### [WORK TO DO]
Answer with the number of lines in the listing below that contain the word "this", and nothing else.

* Start *

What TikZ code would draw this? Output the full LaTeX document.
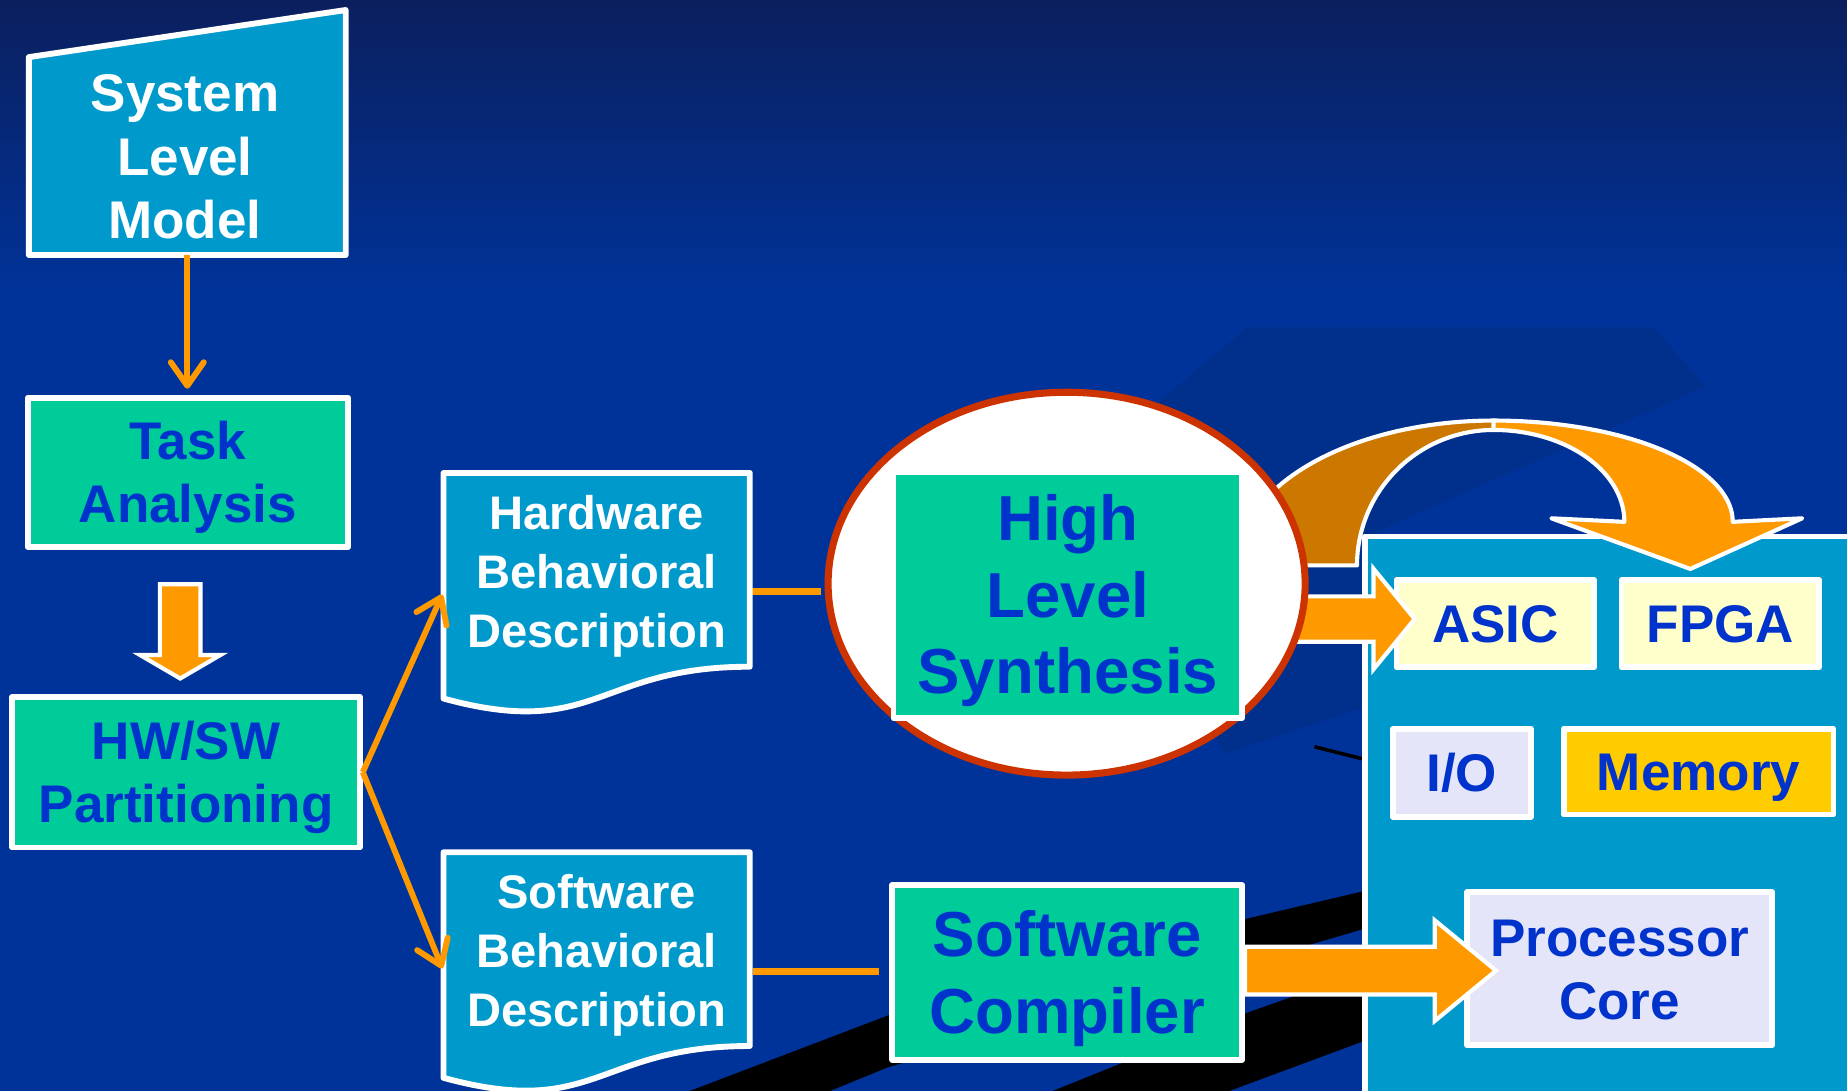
\documentclass[tikz,border=0pt]{standalone}
\usepackage{fontspec}
\setmainfont{Liberation Sans}
\usetikzlibrary{shapes.geometric,arrows.meta,calc}

\definecolor{bgblue}{HTML}{003399}
\definecolor{bgtop}{HTML}{0B1F5E}
\definecolor{bgdark}{HTML}{012F8C}
\definecolor{docblue}{HTML}{0099CC}
\definecolor{boxgreen}{HTML}{00CC99}
\definecolor{txtblue}{HTML}{0033CC}
\definecolor{arrorange}{HTML}{FF9900}
\definecolor{arrbrown}{HTML}{CC7700}
\definecolor{ringred}{HTML}{CC3300}
\definecolor{paleyellow}{HTML}{FFFFCC}
\definecolor{lavender}{HTML}{E5E5FA}
\definecolor{memgold}{HTML}{FFCC00}

% every text line gets the same height and depth, so caps sit centred
\newcommand\lnstrut{\rule[-0.2em]{0pt}{1.116em}}
\newcommand\fmid{\fontsize{45bp}{54bp}\selectfont\bfseries}
\newcommand\fdoc{\fontsize{40bp}{50bp}\selectfont\bfseries}
\newcommand\fbig{\fontsize{54bp}{65bp}\selectfont\bfseries}

% document outline with a wavy lower edge, around a holder node
\newcommand\docshape[1]{%
  \draw[frame, fill=docblue]
    ($(#1.center)+(-130,-101)$) -- ($(#1.center)+(130,-101)$)
    -- ($(#1.center)+(130,63.5)$)
    .. controls ($(#1.center)+(0,63.5)$) and ($(#1.center)+(0,126)$) ..
    ($(#1.center)+(-130,90.5)$) -- cycle;}

\begin{document}
\begin{tikzpicture}[x=1bp,y=-1bp,
  frame/.style={draw=white, line width=5bp, line join=round},
  boxnode/.style={frame, inner sep=0pt, align=center},
  greenbox/.style={boxnode, fill=boxgreen, text=txtblue},
  chipbox/.style={boxnode, text=txtblue, font=\fmid},
  holder/.style={inner sep=0pt, outer sep=0pt},
  whitetext/.style={inner sep=0pt, align=center, text=white},
  thinarrow/.style={draw=arrorange, line width=5bp, -{Straight Barb[length=20bp,width=28bp,round]}},
  link/.style={draw=arrorange, line width=6bp},
  blockarrow/.style={draw=white, line width=3.5bp, fill=arrorange, line join=miter},
  bendband/.style={draw=white, line width=3.5bp, line join=round},
]
\useasboundingbox (0,0) rectangle (1568,926);
\clip (0,0) rectangle (1568,926);

% background
\fill[bgblue] (0,0) rectangle (1568,926);
\shade[top color=bgtop, bottom color=bgblue] (0,0) rectangle (1568,250);
\fill[bgdark] (1059,278) -- (1404,278) -- (1448,328) -- (1160,455) -- (1160,600)
  -- (1040,640) -- (900,420) -- (985,340) -- cycle;
\fill[black] (586,926) -- (754,862) -- (1058,780) -- (1160,756) -- (1160,788) -- (754,906) -- (705,926) -- cycle;
\fill[black] (894,926) -- (1058,860) -- (1160,824) -- (1160,883) -- (1044,926) -- cycle;
\draw[black, line width=3bp] (1116,634) -- (1160,645);

% target platform panel and its blocks
\node[frame, fill=docblue, inner sep=0pt, minimum width=441.5bp, minimum height=504.5bp] (panel) at (1379.25,707.75) {};
\node[chipbox, fill=paleyellow, minimum width=168bp, minimum height=74bp] (asic) at (1269.5,529.5) {\lnstrut ASIC};
\node[chipbox, fill=paleyellow, minimum width=168bp, minimum height=74bp] (fpga) at (1460.5,529.5) {\lnstrut FPGA};
\node[chipbox, fill=lavender, minimum width=117bp, minimum height=75bp] (io) at (1241,656) {\lnstrut I/O};
\node[chipbox, fill=memgold, minimum width=229bp, minimum height=73bp] (mem) at (1442,655) {\lnstrut Memory};
\node[chipbox, fill=lavender, minimum width=259bp, minimum height=130bp] (proc) at (1375,822.5) {\lnstrut Processor\\\lnstrut Core};

% curved arrow from synthesis over to the FPGA
\draw[bendband, fill=arrbrown]
  plot[domain=180:270, samples=50] ({1268+218*cos(\x)},{480+123*sin(\x)})
  -- plot[domain=270:180, samples=50] ({1268+116*cos(\x)},{480+115*sin(\x)}) -- cycle;
\draw[bendband, fill=arrorange]
  plot[domain=270:360, samples=50] ({1268+203*cos(\x)},{443+86*sin(\x)})
  -- (1530,440) -- (1435,483) -- (1317,440) -- (1379,443)
  -- plot[domain=360:270, samples=50] ({1268+111*cos(\x)},{443+78*sin(\x)}) -- cycle;

% block arrow into the ASIC, its shaft tucked under the ring
\coordinate (ringc) at (905.5,495.5);
\coordinate (aT) at ($(asic.west)+(18,-4)$);
\coordinate (aS) at (ringc |- aT);
\draw[blockarrow] ($(aS)+(0,-19.25)$) -- ($(aT)+(-35,-19.25)$) -- ($(aT)+(-35,-42.75)$)
  -- (aT) -- ($(aT)+(-35,42.75)$) -- ($(aT)+(-35,19.25)$) -- ($(aS)+(0,19.25)$) -- cycle;

% synthesis ring
\node[draw=ringred, line width=6bp, fill=white, ellipse, inner sep=0pt,
      minimum width=405bp, minimum height=325bp] (hlsring) at (ringc) {};
\node[greenbox, font=\fbig, minimum width=296bp, minimum height=209bp] (hls) at (906.5,505)
  {\lnstrut High\\\lnstrut Level\\\lnstrut Synthesis};

% system level model (slanted top)
\node[holder, minimum width=269bp, minimum height=168bp] (slm) at (159,132.5) {};
\draw[frame, fill=docblue] (slm.south west) -- (slm.south east)
  -- ($(slm.north east)+(0,-40)$) -- (slm.north west) -- cycle;
\node[whitetext, font=\fmid] (slmtext) at ($(slm.center)+(-2,0)$)
  {\lnstrut System\\\lnstrut Level\\\lnstrut Model};

\node[greenbox, font=\fmid, minimum width=272bp, minimum height=127bp] (task) at (159.5,401)
  {\lnstrut Task\\\lnstrut Analysis};
\node[greenbox, font=\fmid, minimum width=295bp, minimum height=128bp] (part) at (158,655.5)
  {\lnstrut HW/SW\\\lnstrut Partitioning};

\draw[thinarrow, shorten >=5bp] (slm.south) -- (slm.south |- task.north);

\coordinate (tdA) at ($(task.south)+(-6.5,29)$);
\coordinate (tdB) at ($(part.north)+(-5,-13)$);
\draw[blockarrow] ($(tdA)+(-17.25,0)$) -- ($(tdA)+(17.25,0)$) -- ($(tdB)+(17.25,-20)$)
  -- ($(tdB)+(34.25,-20)$) -- (tdB) -- ($(tdB)+(-34.25,-20)$) -- ($(tdB)+(-17.25,-20)$) -- cycle;

% behavioral descriptions
\node[holder, minimum width=260bp, minimum height=202bp] (hwdoc) at (506.5,502.5) {};
\node[holder, minimum width=260bp, minimum height=202bp] (swdoc) at (506.5,824.5) {};
\draw[link, shorten >=3bp] (hwdoc.east) -- (hwdoc.east -| hlsring.west);
\docshape{hwdoc}
\docshape{swdoc}
\node[whitetext, font=\fdoc] (hwtext) at ($(hwdoc.center)+(0,-17)$)
  {\lnstrut Hardware\\\lnstrut Behavioral\\\lnstrut Description};
\node[whitetext, font=\fdoc] (swtext) at ($(swdoc.center)+(0,-17)$)
  {\lnstrut Software\\\lnstrut Behavioral\\\lnstrut Description};

\draw[thinarrow, shorten >=2.5bp] (part.east) -- (hwdoc.west);
\draw[thinarrow, shorten >=2.5bp] (part.east) -- (swdoc.west);

% software path
\node[greenbox, font=\fbig, minimum width=297bp, minimum height=148bp] (comp) at (906,825.5)
  {\lnstrut Software\\\lnstrut Compiler};
\draw[link, shorten <=2.5bp, shorten >=9bp] (swdoc.east) -- (swdoc.east -| comp.west);

\coordinate (pT) at ($(proc.west)+(27,1.5)$);
\coordinate (pS) at (comp.east |- pT);
\draw[blockarrow] ($(pS)+(0,-20.25)$) -- ($(pT)+(-52,-20.25)$) -- ($(pT)+(-52,-42.75)$)
  -- (pT) -- ($(pT)+(-52,42.75)$) -- ($(pT)+(-52,20.25)$) -- ($(pS)+(0,20.25)$) -- cycle;
\end{tikzpicture}
\end{document}
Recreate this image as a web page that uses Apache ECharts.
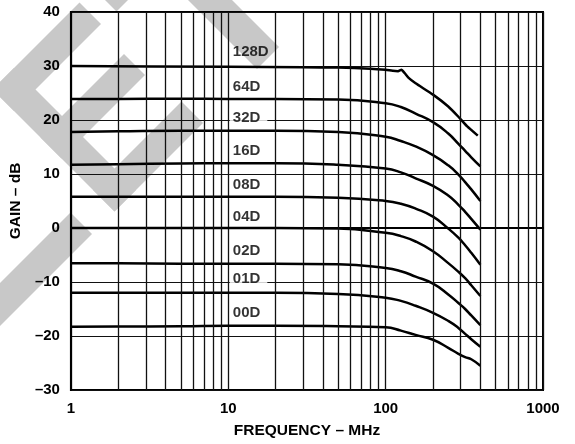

* End *

### [FINAL RESULT]
2